But even the most diehard Christmas movie fanatics still have secrets to discover, from just how much actors went it took to bring storybook characters to life, to the cameos you might have missed even on your 10th viewing.
1. Now a beloved classic, It’s a Wonderful Life was a total box office flop when it was released in 1946.
2. Emma Thompson wore a fat suit while filming Love Actually.
3. Some of the Jean Shepherd stories that eventually made it to the A Christmas Story script were first published in Playboy.
4. Jim Carrey worked with a CIA specialist who trained agents to survive torture in order to get through the painful makeup process for Dr. Seuss’ How the Grinch Stole Christmas.
5. Then 8-year-old Natalie Wood believed her Miracle on 34th Street costar Edmund Gwenn was actually Santa Claus.
6. In The Muppet Christmas Carol, the flowing look of the Ghost of Christmas Past was achieved by submerging the puppet in a water tank.
7. According to The Nightmare Before Christmas‘ supervising animator Eric Leighton, the film was shot at 24 frames per second, meaning the characters had to be posed 24 different times for each second of the film.

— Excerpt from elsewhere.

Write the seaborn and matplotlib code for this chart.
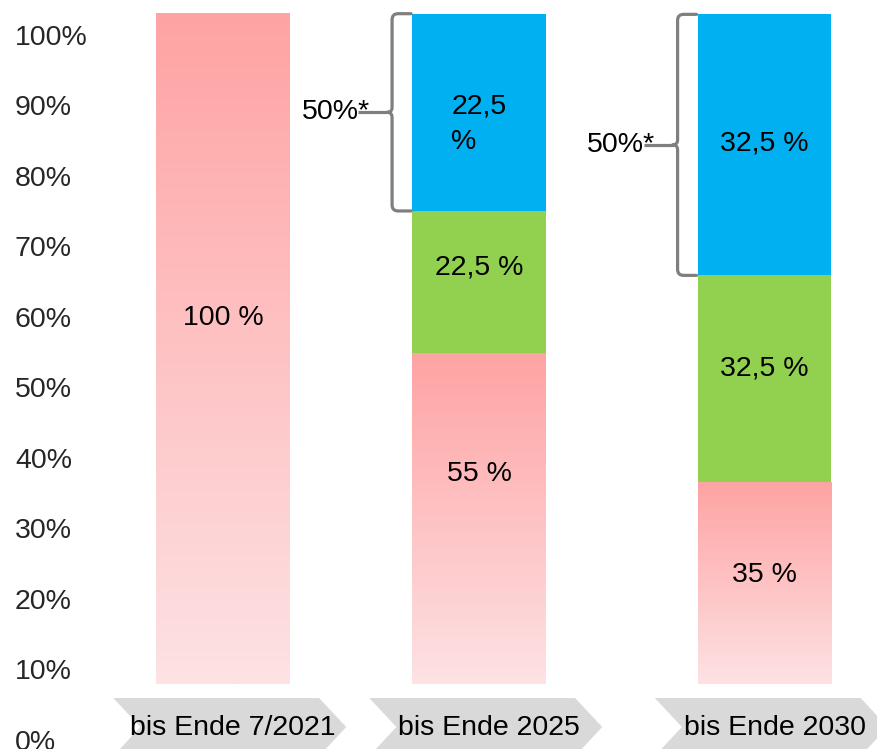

8. An episode of MythBusters proved that a tongue can instantly get stuck to a freezing pole à la A Christmas Story.
9. Eagle-eyed viewers will spot a hidden Mickey Mouse logo when The Santa Clause characters Scott and Charlie pass by the moon in a sleigh.
10. Will Ferrell ate so much sugar while filming Elf that he had trouble sleeping.
11. John Candy shot all of his Home Alone scenes in one long 23-hour day on set.
12. Eric Lloyd, who played Charlie in The Santa Clause, broke his front teeth in a fall right before filming and had to wear prosthetics for the shoot.
13. A Christmas Story child star Peter Billingsley was the first of thousands to audition for the role.
14. Gonzo was originally going to portray Christmas Yet to Come in The Muppet Christmas Carol. He eventually took on the role of Charles Dickens because, as director Brian Henson said, he was “the least likely character to be Charles Dickens.”
15. Rudolph the Red-Nosed Reindeer‘s stop-motion animation was produced in Japan, while most of the audio was recorded in Canada.
16. The shots of the Macy’s Thanksgiving Day parade in Miracle on 34th Street are real: Star Edmund Gwenn actually took to a float as Santa for the 1946 celebration.
17. Jim Carrey was originally slated to star in Elf.
18. The Santa Clause joke involving “1-800-SPANK-ME” caused massive problems for parents when kids discovered it connected them to an actual phone sex hotline. Some viewers who dialed the number reportedly racked up hundreds of dollars in phone bills.
19. Composer Danny Elfman still didn’t have a script when it came time to write the music for The Nightmare Before Christmas, so he based his songs only on conversations with and sketches from director Tim Burton.
20. Grown-up A Christmas Story star Peter Billingsley has an uncredited cameo in Elf.
21. Vincent Price was considered for the part of It’s a Wonderful Life villain Mr. Potter.
22. The Grinch was black-and-white in the original Dr. Seuss book, but director Chuck Jones had the idea to make him green for the 1966 animated feature.
23. After the release of Home Alone 2, families flocked to N.Y.C.’s Plaza Hotel, where they could recreate Kevin’s adventure in Suite 411, “Kevin’s Suite,” for $1,100 a night.
24. Writer Richard Curtis first conceived Love Actually as two separate films, and had planned entire movies following the storylines of Hugh Grant and Colin Firth’s characters.
25. It’s A Wonderful Life was named the most inspirational film of all time by the American Film Institute.
26. It took The Nightmare Before Christmas team an entire week to finish shooting each minute of the completed film.
27. Macaulay Culkin’s little brother Kieran had a small role as Kevin’s bed-wetting cousin in Home Alone and Home Alone 2.
28. Flash Gordon made an appearance in a deleted fantasy scene from A Christmas Story.
29. Despite being a holiday movie, Miracle on 34th Street hit theatres in May, because 20th Century Fox studio head Darryl Zanuck believed more people went to the movies in the summer.
30. Rudolph creator Robert May considered the names Reginald and Rollo for the reindeer.